** Written instruction **
Exact reproduction is required for the lines bounded by the one containing "Clone this chart in matplotlib." and the one containing "from matplotlib.ticker import", both bounds included. Print them without any pictures.
BEGIN Provided records
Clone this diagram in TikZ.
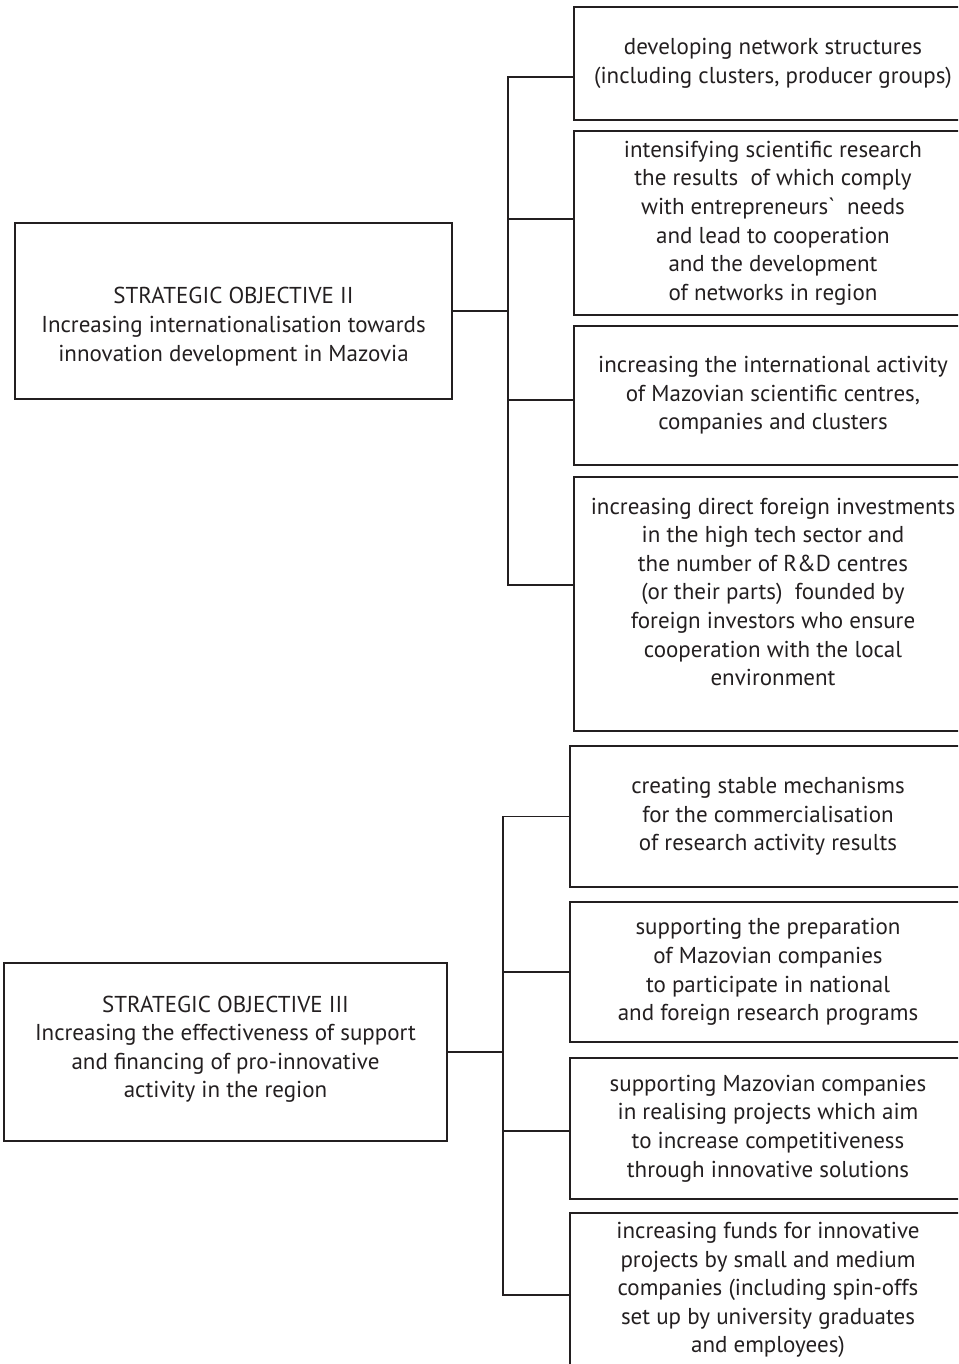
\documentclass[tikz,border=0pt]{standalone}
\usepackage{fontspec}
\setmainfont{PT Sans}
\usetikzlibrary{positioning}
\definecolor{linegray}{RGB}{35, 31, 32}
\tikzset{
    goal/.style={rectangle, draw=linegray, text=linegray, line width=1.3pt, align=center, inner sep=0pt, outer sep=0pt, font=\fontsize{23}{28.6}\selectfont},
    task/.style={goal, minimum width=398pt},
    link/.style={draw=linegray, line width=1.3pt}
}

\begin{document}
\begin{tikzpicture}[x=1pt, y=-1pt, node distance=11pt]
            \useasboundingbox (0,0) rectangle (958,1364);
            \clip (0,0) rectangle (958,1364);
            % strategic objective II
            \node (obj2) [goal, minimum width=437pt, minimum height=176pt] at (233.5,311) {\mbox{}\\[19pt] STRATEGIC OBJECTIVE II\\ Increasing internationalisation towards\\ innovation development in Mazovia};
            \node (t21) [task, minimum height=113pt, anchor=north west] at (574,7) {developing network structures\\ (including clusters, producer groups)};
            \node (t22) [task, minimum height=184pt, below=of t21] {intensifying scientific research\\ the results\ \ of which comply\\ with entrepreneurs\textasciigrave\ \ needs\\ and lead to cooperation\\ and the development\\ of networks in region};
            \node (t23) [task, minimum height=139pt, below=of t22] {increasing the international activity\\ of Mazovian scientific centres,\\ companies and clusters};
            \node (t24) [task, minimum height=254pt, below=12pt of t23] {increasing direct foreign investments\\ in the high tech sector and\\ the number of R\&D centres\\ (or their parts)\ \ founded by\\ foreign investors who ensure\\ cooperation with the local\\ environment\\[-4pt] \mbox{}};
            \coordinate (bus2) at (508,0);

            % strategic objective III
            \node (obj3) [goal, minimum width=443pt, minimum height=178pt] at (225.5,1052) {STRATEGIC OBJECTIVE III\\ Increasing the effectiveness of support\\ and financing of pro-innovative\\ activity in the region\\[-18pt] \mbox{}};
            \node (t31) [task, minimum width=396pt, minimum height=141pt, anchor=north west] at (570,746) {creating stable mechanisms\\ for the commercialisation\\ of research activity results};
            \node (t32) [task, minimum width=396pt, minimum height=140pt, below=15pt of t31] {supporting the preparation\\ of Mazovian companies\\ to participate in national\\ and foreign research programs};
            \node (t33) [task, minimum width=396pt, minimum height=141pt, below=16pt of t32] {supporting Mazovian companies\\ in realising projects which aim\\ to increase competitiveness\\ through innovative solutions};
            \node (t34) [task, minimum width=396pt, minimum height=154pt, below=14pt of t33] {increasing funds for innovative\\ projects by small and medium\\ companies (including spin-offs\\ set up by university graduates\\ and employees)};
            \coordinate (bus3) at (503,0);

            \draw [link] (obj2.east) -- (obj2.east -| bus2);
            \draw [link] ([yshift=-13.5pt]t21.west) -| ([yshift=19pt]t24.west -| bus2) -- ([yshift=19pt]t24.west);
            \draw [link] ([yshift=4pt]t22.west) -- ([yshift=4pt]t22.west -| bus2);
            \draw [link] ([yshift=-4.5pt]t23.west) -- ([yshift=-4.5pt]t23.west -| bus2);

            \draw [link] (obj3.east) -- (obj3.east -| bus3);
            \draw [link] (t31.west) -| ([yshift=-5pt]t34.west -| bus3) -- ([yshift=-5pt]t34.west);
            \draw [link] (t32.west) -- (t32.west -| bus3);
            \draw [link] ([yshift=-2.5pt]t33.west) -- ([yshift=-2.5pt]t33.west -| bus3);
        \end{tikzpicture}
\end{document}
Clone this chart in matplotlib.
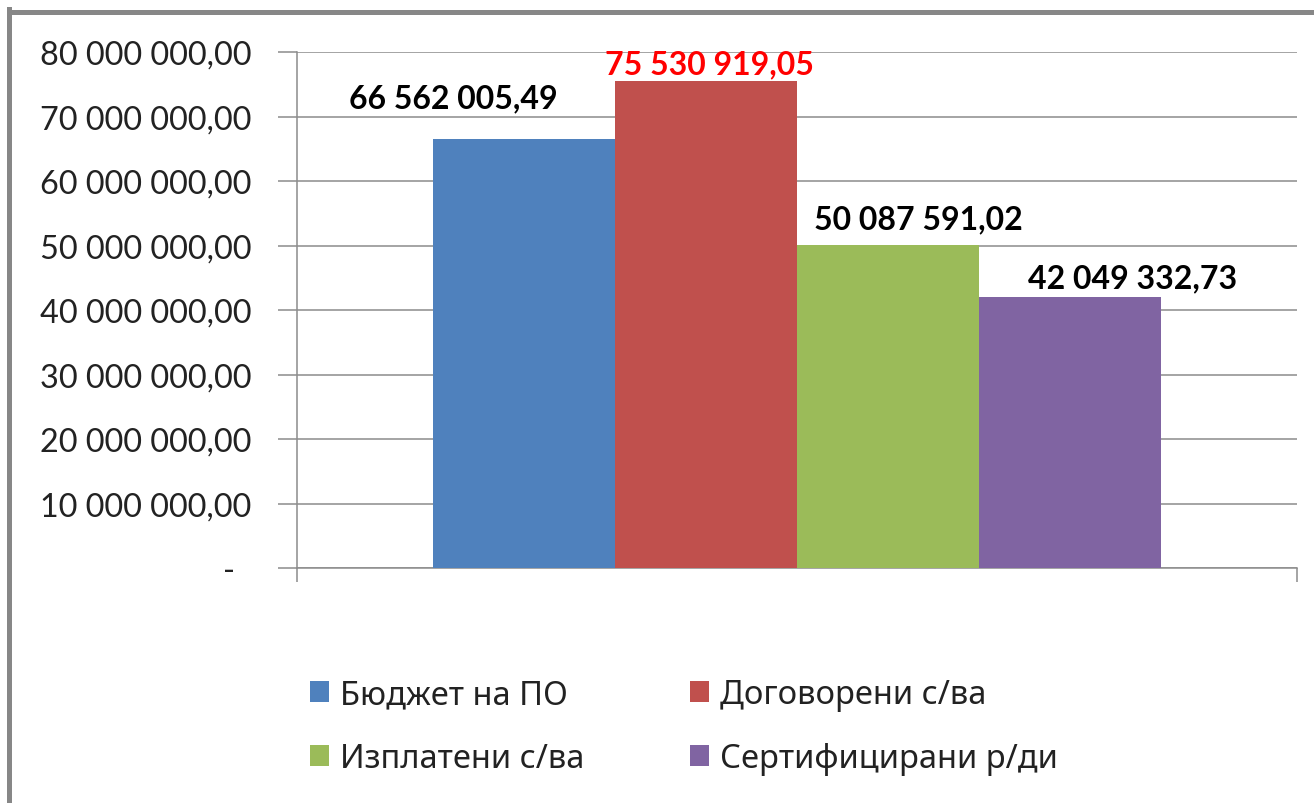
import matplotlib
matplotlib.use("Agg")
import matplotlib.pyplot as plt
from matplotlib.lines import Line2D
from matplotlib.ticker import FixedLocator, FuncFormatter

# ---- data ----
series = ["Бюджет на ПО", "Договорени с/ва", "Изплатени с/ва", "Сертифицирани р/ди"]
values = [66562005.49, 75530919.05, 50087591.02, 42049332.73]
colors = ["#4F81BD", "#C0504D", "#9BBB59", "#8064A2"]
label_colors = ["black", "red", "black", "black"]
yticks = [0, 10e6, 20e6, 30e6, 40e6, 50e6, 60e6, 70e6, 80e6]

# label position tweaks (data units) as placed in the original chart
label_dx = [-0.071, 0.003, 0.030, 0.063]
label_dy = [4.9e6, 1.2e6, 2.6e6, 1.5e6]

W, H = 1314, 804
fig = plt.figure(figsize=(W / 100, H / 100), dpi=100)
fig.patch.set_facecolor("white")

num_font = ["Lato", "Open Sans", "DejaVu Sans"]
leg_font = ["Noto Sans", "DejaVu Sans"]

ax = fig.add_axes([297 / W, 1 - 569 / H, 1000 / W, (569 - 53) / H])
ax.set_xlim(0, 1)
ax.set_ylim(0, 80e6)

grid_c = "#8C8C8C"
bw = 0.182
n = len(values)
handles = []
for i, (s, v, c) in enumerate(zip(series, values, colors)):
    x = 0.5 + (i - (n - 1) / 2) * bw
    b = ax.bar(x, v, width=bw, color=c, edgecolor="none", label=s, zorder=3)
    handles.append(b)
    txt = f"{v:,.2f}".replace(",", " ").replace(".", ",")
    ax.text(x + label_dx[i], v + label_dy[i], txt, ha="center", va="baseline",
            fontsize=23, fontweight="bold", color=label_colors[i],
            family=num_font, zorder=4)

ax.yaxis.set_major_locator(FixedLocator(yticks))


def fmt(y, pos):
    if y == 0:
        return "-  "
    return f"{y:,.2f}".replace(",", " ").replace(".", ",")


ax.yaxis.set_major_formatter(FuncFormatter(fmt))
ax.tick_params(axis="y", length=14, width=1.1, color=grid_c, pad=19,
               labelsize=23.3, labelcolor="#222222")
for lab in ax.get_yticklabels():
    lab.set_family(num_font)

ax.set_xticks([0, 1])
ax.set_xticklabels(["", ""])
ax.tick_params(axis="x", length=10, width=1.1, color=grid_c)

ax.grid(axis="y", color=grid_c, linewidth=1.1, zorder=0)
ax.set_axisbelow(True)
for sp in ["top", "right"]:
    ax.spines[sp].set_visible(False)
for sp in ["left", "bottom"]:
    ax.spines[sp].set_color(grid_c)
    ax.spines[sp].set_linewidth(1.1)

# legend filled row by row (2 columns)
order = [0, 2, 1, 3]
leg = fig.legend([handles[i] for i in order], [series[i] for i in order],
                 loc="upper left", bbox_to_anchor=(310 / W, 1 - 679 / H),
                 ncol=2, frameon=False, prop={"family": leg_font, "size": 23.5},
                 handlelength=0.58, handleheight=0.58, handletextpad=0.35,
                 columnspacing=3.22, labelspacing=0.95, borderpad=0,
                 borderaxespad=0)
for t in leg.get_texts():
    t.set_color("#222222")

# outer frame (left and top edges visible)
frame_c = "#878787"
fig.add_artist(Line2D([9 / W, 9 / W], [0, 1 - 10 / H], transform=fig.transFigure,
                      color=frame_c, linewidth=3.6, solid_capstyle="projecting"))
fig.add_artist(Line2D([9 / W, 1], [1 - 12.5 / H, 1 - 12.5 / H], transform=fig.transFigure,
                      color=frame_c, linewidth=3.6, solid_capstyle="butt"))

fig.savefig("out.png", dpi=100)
END Provided records
** Written solution **
Clone this chart in matplotlib.
import matplotlib
matplotlib.use("Agg")
import matplotlib.pyplot as plt
from matplotlib.lines import Line2D
from matplotlib.ticker import FixedLocator, FuncFormatter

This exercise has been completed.